# Island Park Condo



## Trouty (May 20, 2008)

I am unable to use our condo in Island Park for the fourth year in a row - don't know why we even have it sometimes!! Just wanted to know if anyone wanted to rent the condo for a trip to Island Park for some great fishing.

The week is from Friday July 11th to Friday July 18st, check-in at 4:00 pm. It is located about 1 mile north of Macks Inn area. Within 10 miles of Henry's Lake, Box Canyon, Herriman (Railroad Ranch), 20 minutes from West Yellowstone, 30 from the Hebgen and the Madison - more great fishing than you could do in a week. It is on the green of the golf course, has a pool, jacuzzi, racquetball court, tennis courts, etc. Green fees are quite cheap for the week, everything else is included. Annual fees are around $560 and just looking to cover them if I can. Its 2 bedroom, 2 bath, with a sofa-bed in the living room with cable TV and VDR/DVD player.

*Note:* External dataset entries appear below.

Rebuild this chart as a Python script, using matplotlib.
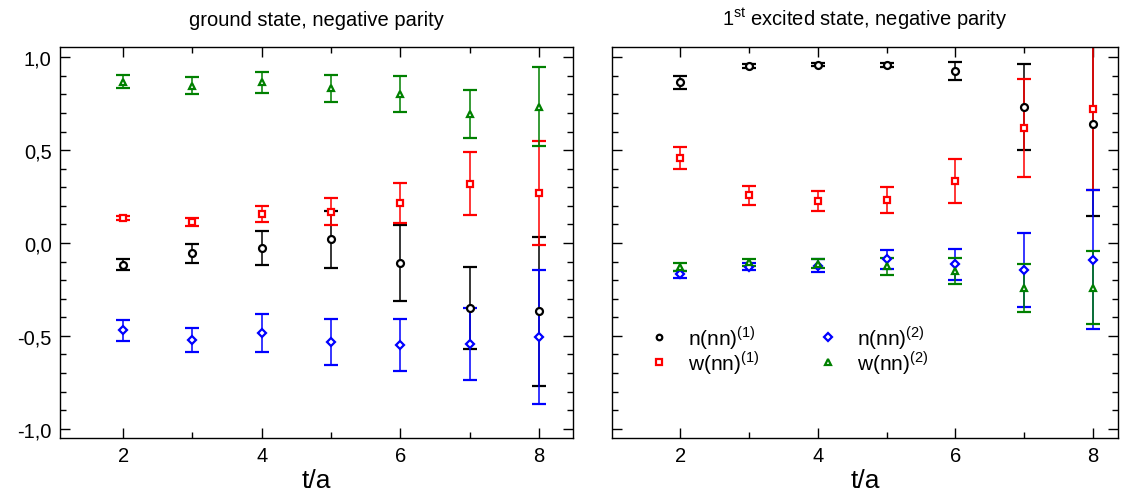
import matplotlib
matplotlib.use("Agg")
import matplotlib.pyplot as plt
from matplotlib.ticker import MultipleLocator, FixedLocator, FuncFormatter

plt.rcParams['font.family'] = ['Liberation Sans', 'DejaVu Sans']
plt.rcParams['mathtext.fontset'] = 'custom'
plt.rcParams['mathtext.rm'] = 'Liberation Sans'

t = [2, 3, 4, 5, 6, 7, 8]

# ground state, negative parity
g_n1 = [-0.117, -0.056, -0.027, 0.019, -0.110, -0.350, -0.368]
g_n1_err = [0.030, 0.053, 0.093, 0.155, 0.205, 0.220, 0.400]
g_w1 = [0.134, 0.113, 0.158, 0.168, 0.217, 0.319, 0.270]
g_w1_err = [0.013, 0.023, 0.043, 0.072, 0.108, 0.168, 0.280]
g_n2 = [-0.471, -0.523, -0.486, -0.532, -0.552, -0.543, -0.507]
g_n2_err = [0.058, 0.064, 0.103, 0.124, 0.140, 0.195, 0.360]
g_w2 = [0.869, 0.847, 0.864, 0.833, 0.801, 0.695, 0.734]
g_w2_err = [0.037, 0.045, 0.057, 0.072, 0.097, 0.128, 0.214]

# 1st excited state, negative parity
e_n1 = [0.864, 0.953, 0.960, 0.959, 0.925, 0.733, 0.643]
e_n1_err = [0.035, 0.010, 0.010, 0.010, 0.048, 0.233, 0.500]
e_w1 = [0.459, 0.256, 0.227, 0.231, 0.333, 0.618, 0.720]
e_w1_err = [0.060, 0.049, 0.055, 0.070, 0.120, 0.263, 0.433]
e_n2 = [-0.169, -0.127, -0.122, -0.088, -0.115, -0.144, -0.090]
e_n2_err = [0.020, 0.020, 0.037, 0.050, 0.083, 0.200, 0.375]
e_w2 = [-0.129, -0.104, -0.111, -0.126, -0.149, -0.242, -0.240]
e_w2_err = [0.020, 0.020, 0.025, 0.045, 0.070, 0.130, 0.195]

labels = [r'n(nn)$^{(1)}$', r'w(nn)$^{(1)}$', r'n(nn)$^{(2)}$', r'w(nn)$^{(2)}$']
colors = ['black', 'red', 'blue', 'green']
markers = ['o', 's', 'D', '^']
msizes = [5, 5, 4.5, 5]

fig = plt.figure(figsize=(11.28, 5.02), dpi=100)
ax1 = fig.add_axes([0.0532, 0.1255, 0.4548, 0.7789])
ax2 = fig.add_axes([0.5423, 0.1255, 0.4489, 0.7789])


def draw(ax, series, errs):
    handles = []
    for y, e, c, m, ms, lab in zip(series, errs, colors, markers, msizes, labels):
        h = ax.errorbar(t, y, yerr=e, fmt=m, color=c, ecolor=c, mfc='white',
                        mec=c, mew=1.6, ms=ms, elinewidth=1.1, capsize=5,
                        capthick=1.1, label=lab)
        handles.append(h)
    ax.set_ylim(-1.05, 1.055)
    ax.xaxis.set_major_locator(FixedLocator([2, 4, 6, 8]))
    ax.xaxis.set_minor_locator(FixedLocator([3, 5, 7]))
    ax.yaxis.set_major_locator(MultipleLocator(0.5))
    ax.yaxis.set_minor_locator(MultipleLocator(0.1))
    ax.tick_params(which='both', direction='in', top=True, right=True)
    ax.tick_params(which='major', length=7, width=1.0, labelsize=14.5, pad=6)
    ax.tick_params(which='minor', length=4, width=1.0)
    for s in ax.spines.values():
        s.set_linewidth(1.0)
    ax.set_xlabel('t/a', fontsize=19, labelpad=2)
    return handles


draw(ax1, [g_n1, g_w1, g_n2, g_w2], [g_n1_err, g_w1_err, g_n2_err, g_w2_err])
ax1.set_xlim(1.09, 8.49)
ax1.yaxis.set_major_formatter(FuncFormatter(lambda v, p: f'{v:.1f}'.replace('.', ',')))
ax1.set_title('ground state, negative parity', fontsize=14.5, pad=16)

hs = draw(ax2, [e_n1, e_w1, e_n2, e_w2], [e_n1_err, e_w1_err, e_n2_err, e_w2_err])
ax2.set_xlim(1.0, 8.37)
ax2.set_yticklabels([])
ax2.set_title(r'1$^{\rm st}$ excited state, negative parity', fontsize=14.5, pad=16)

leg_handles = [h[0] for h in hs]
ax2.legend(leg_handles, labels, ncol=2, frameon=False, fontsize=15,
           loc='center left', bbox_to_anchor=(0.073, 0.226), handlelength=1.0,
           handletextpad=0.87, columnspacing=2.82, labelspacing=-0.12,
           borderaxespad=0, borderpad=0, markerscale=0.8)

fig.savefig('out.png', dpi=100)
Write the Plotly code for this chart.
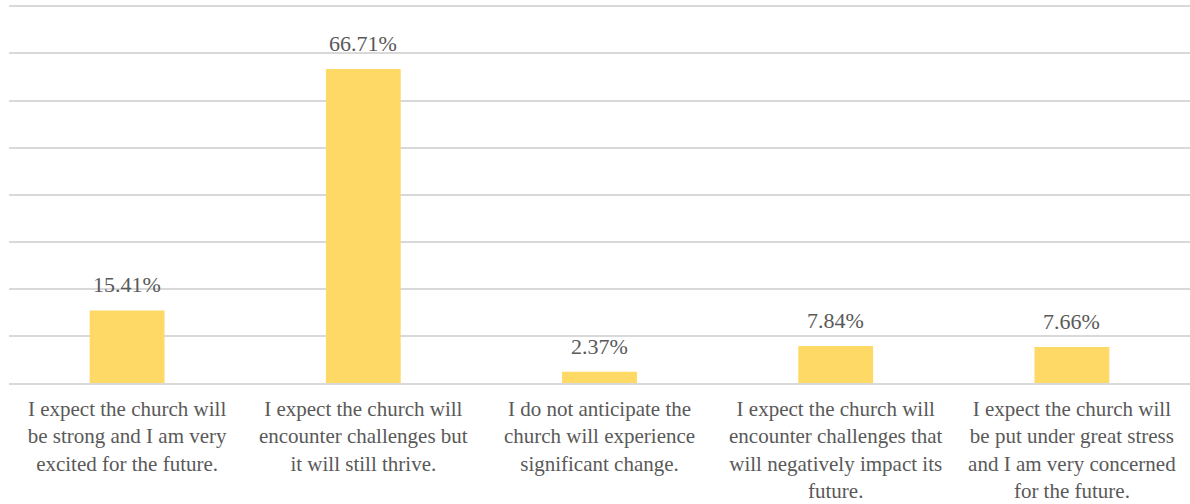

http://www.islandparkvillageresort.com/resinfo/

I know its getting close but wanted to see if anyone is interested.


----------



## Treehugnhuntr (Sep 7, 2007)

Somebody take him up on it. The golf course ponds are full of big brookies!


----------



## Trouty (May 20, 2008)

Treehugnhuntr said:


> Somebody take him up on it. The golf course ponds are full of big brookies!


LOL - nice but, no fishable ponds here. However, Henry's Lake which is about 2-3 miles away is full of REALLY big brookies, and MONSTROUS hybrids!

Not to mention the Madison, Box Canyon, Herriman Park, IP Reservoir, and many more. Plus, with all the things to do around there, the wife can go and do them, giving you more time to fish!! (Sorry to any wives out there that love to FF.)


----------



## Treehugnhuntr (Sep 7, 2007)

Trouty said:


> Treehugnhuntr said:
> 
> 
> > Somebody take him up on it. The golf course ponds are full of big brookies!
> ...


I've caught 2 lb. brookies out of the ponds on the lower half of the GC, the ponds that surround the par 3.

As much snow as there is this year, the lucky renter may hit the tail end of the salmon fly hatch!


----------



## Trouty (May 20, 2008)

LOL on me. All those years going here and never fished those ponds. I'll have to try them when I go up there if they'll let me.


----------



## Treehugnhuntr (Sep 7, 2007)

For sure man. How long have you been up there? My uncle used to manage the clubhouse, but it's been quite a few years. Where is your condo? Is it one of the original condos by the clubhouse?


----------



## Beaver-50 (Jun 6, 2008)

Sorry Man I have a cabin right by big spring. Try IP reality they can rent it for you.


----------



## Treehugnhuntr (Sep 7, 2007)

Oooh yeah, call Julie Brown, she is in charge of rental properties for Rainbow Realty. Tell her Tye B. said hi.

208-558-7116 ~ Office

208-220-0268 ~ Cell

[email protected] ~ Email


----------



## Trouty (May 20, 2008)

LOL - thanks for the advice. Have a taker from another web site so the rental is taken care of once I receive payment. We've probably had it for close to 30 years (my dad bought it), its across the fairway from the clubhouse. I don't usually fish that area of IP a lot, we also have a small cabin down at the top of Box Canyon and thats the area I tend to enjoy fishing the most - plus its hard to drive 5 miles to fish when you can go 1/2 mile to fish. What a tough, tough life up there! Lots of memories in that area. What a beautiful spot in this county! You ought to bring your site handle and come clear the moose from around the cabin, they've been pretty common the last few years. Can't let the kids go out for a walk alone without worrying.

Sounds like you and Julie have some history ...... care to share? =)


----------



## proutdoors (Sep 24, 2007)

Trouty said:


> Sounds like you and Julie have some history ...... care to share? =)


The gutpile is gone. :idea: :mrgreen:

Island Park is one of my favorite places on earth. My grandparents have a cabin on Bills Island next to the Rexburg Boat Club. I spent half my summers as a kid up there. I see fewer moose and more bear than 10 years ago myself.


----------